Stocks rise as the US dollar continues to fall against peers. The S&P 500 rose 0.8% to 2,081 and the Dow Jones rose 0.7% to 17,891. The Consumer discretionary companies were the biggest gainers in US markets today. US factory data was interpreted as indicative of growth. The prices paid component rose to 59 from 51.5 in March. Nevertheless the market for Fed funds futures shows just a 15% chance of tightening in June. Japanese yen continued its upward march in the aftermath of the BoJ statement last week. The yen today rose to Y106.41. In turn the Nikkei fell 3.1% on top of last week’s losses. In the US yields rose as investors were more willing to take on risk. The 10 year yield rose 4 basis points to 1.87% and the two year rose 2 basis points to 0.80%. The euro rose against the dollar to $1.1536 as the dollar index fell on the day. Oil prices eased back slightly. WTI fell to $44.92 and Brent fell to $45.91. Gold prices even though the dollar fell.
The Puerto Rican Government Development Bank defaulted on its debt today. The GDB missed a payment of $400mm. This does not bode well for the months ahead, as the commonwealth has more than $2bn due this summer. The country is attempting to restructure in excess of $70bn in debt with Congress. Today’s default may trigger a series of other defaults on other Puerto Rico bonds. General Obligation Puerto Rican bonds fell to around 65 cents on the dollar for a 20 year maturity. The country is struggling to pay for basic items and civil expenditures. This intensifies negotiations between Republicans and Democrats who are trying to resolve the deal. Republicans have been proponents of a federal oversight board for Puerto Rico and access to restructuring courts. The island faces falling employment rates, and a declining population which has decreased the government’s tax base. Puerto Rico’s situation has not had an adverse affect on the broader muni market. Munis had strong performance in April even after the governor announced the island would be suspending some payments. Puerto Rico’s debt default tips the scale for a new record in the Muni market. Municipal borrowers have defaulted on $5.65bn year to date which is the highest total on record. More than $5bn of the YTD total comes from Puerto Rico bonds, including the $3.7bn GDB default today. Excluding Puerto Rico, muni defaults have been low this year. Other than Puerto Rico there have only been 10 muni defaults this year, compared to 29 and 22 in the last two years respectively.

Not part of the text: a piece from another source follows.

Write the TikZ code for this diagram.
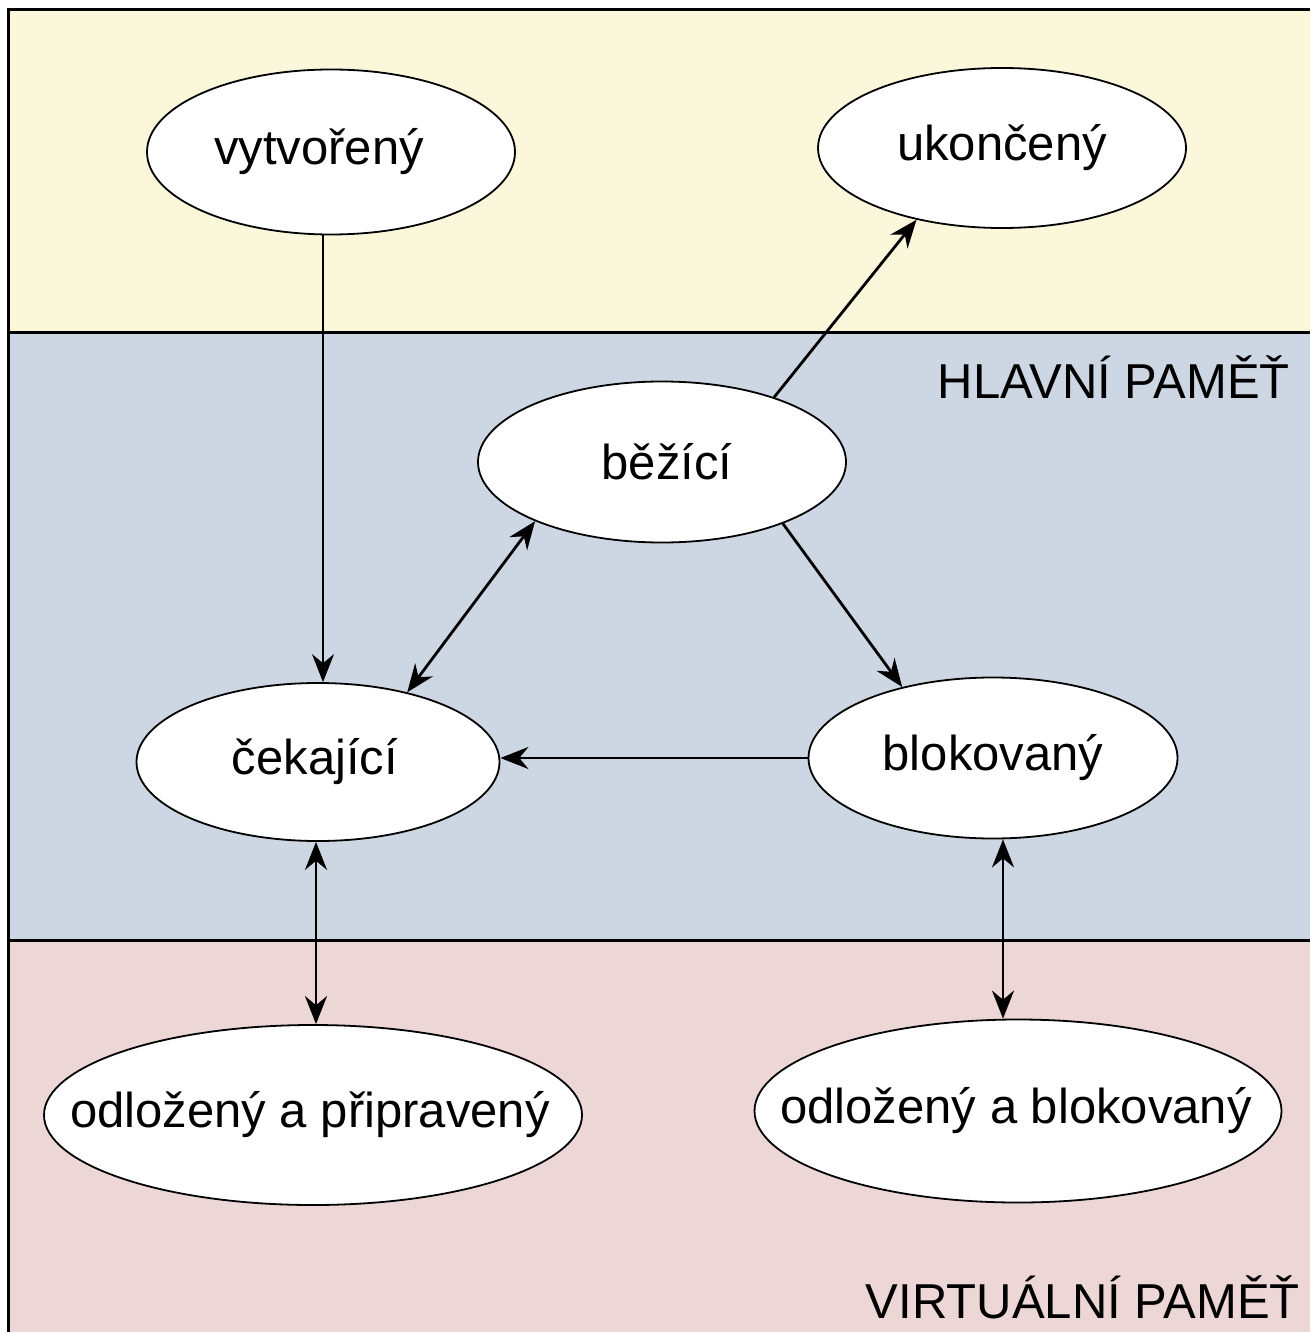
\documentclass[tikz,border=0pt]{standalone}
\usepackage{fontspec}
\setmainfont{Liberation Sans}
\usetikzlibrary{shapes.geometric,arrows.meta}
\definecolor{bandyellow}{RGB}{250,247,218}
\definecolor{bandblue}{RGB}{204,215,227}
\definecolor{bandpink}{RGB}{236,214,214}
\newcommand{\sttext}[2][0pt]{\makebox[0pt]{\kern#1#2}}
\tikzset{
  state/.style={ellipse, draw=black, line width=1.8pt, fill=white, inner sep=0pt,
    font=\fontsize{49}{58}\selectfont},
  arr/.style={line width=2.8pt, -{Stealth[length=28pt,width=22pt]}},
  darr/.style={line width=2.8pt, {Stealth[length=28pt,width=22pt]}-{Stealth[length=28pt,width=22pt]}},
  divider/.style={line width=3pt, black},
  zonelabel/.style={font=\fontsize{49}{58}\selectfont, inner sep=0pt}
}
\begin{document}
\begin{tikzpicture}[x=1pt,y=-1pt]
\useasboundingbox (0,0) rectangle (1310,1332);
% bands
\fill[bandyellow] (8,10) rectangle (1310,332);
\fill[bandblue] (8,332) rectangle (1310,940);
\fill[bandpink] (8,940) rectangle (1310,1332);
\draw[divider] (8,1332) -- (8,10) -- (1310,10);
\draw[divider] (8,332) -- (1310,332);
\draw[divider] (8,940) -- (1310,940);
% zone labels
\node[zonelabel, anchor=base east] (hlavni) at (1290,398) {HLAVNÍ PAMĚŤ};
\node[zonelabel, anchor=base east] (virtual) at (1300,1318) {VIRTUÁLNÍ PAMĚŤ};
% states
\node[state, minimum width=368pt, minimum height=165pt] (vyt) at (331,152) {\sttext[-24pt]{vytvořený}};
\node[state, minimum width=368pt, minimum height=160pt] (uko) at (1002,148) {\sttext{ukončený}};
\node[state, minimum width=368pt, minimum height=161pt] (bez) at (662,462) {\sttext[10pt]{běžící}};
\node[state, minimum width=363pt, minimum height=158pt] (cek) at (318,762) {\sttext[-6pt]{čekající}};
\node[state, minimum width=369pt, minimum height=161pt] (blo) at (993,758) {\sttext{blokovaný}};
\node[state, minimum width=538pt, minimum height=180pt] (odp) at (313,1115) {\sttext[-6pt]{odložený a připravený}};
\node[state, minimum width=527pt, minimum height=183pt] (odb) at (1018,1111) {\sttext[-4pt]{odložený a blokovaný}};
% guide coordinates for vertical connectors
\coordinate (xa) at (323,0);
\coordinate (xb) at (316,0);
\coordinate (xc) at (1003,0);
% connectors
\draw[arr, line width=2pt] (vyt.south -| xa) -- (cek.north -| xa);
\draw[arr] (bez.30) -- (uko.220);
\draw[darr] (bez.205) -- (cek.38);
\draw[arr] (bez.333) -- (blo.142);
\draw[arr] (blo.west) -- (cek.east |- blo.west);
\draw[darr] (cek.south -| xb) -- (odp.north -| xb);
\draw[darr] (blo.south -| xc) -- (odb.north -| xc);
\end{tikzpicture}
\end{document}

Additionally Atlantic City is also facing issues repaying its debt. The country has $1.8mm due on Sunday and it may not even have enough cash to pay it. The number of casinos in the municipality has decreased by 1/3 over the last few years, and as a result tax revenues have fallen significantly. Additionally the city has the worst credit rating in the country compared to other municipalities. This makes it difficult for the city to refinance or issue more debt, even though investors have high demand for any kind of yield. The city has lost court rulings that have lost it nearly $200mm in revenues. Rating agency S&P said in January that a default was “inevitable” for the CCC rated issuer. Atlantic City carries a Caa3 rating from Moody’s. Revenues have declined by 50% over the last few years, and debt has risen significantly. On a per capita basis the debt in Atlantic city is nearly twice as high as it is in peers such as Chicago and Detroit. Along with that Atlantic City has a far smaller population and a lower median household income. Bond prices have dropped, falling as low at 66 cents on the dollar. At the start of 2015 this was close to 100.
China’s bond market continues to be a source of concern. Yields rose by the most this month as investors were spooked by defaults and excess leverage among other factors. Two SOE’s have defaulted this year, and a third warned it will have difficulty making a payment this month. This concerns investors because in the past the government has intervened and supporting these companies. In the near term this is reversal will put downward pressure on Chinese bond markets. Accordingly corporate issuance fell by half last month. The benchmark five year yield rose to 2.8% last week from 2.47 at the start of April. Spreads have also risen highlighting higher risk. So far analysts are viewing this as a healthy repricing. By allowing international investors access to domestic bond markets, that should put some downward pressure on yields. Of the $7tn in debt outstanding in China only 2% is currently owned by international investors.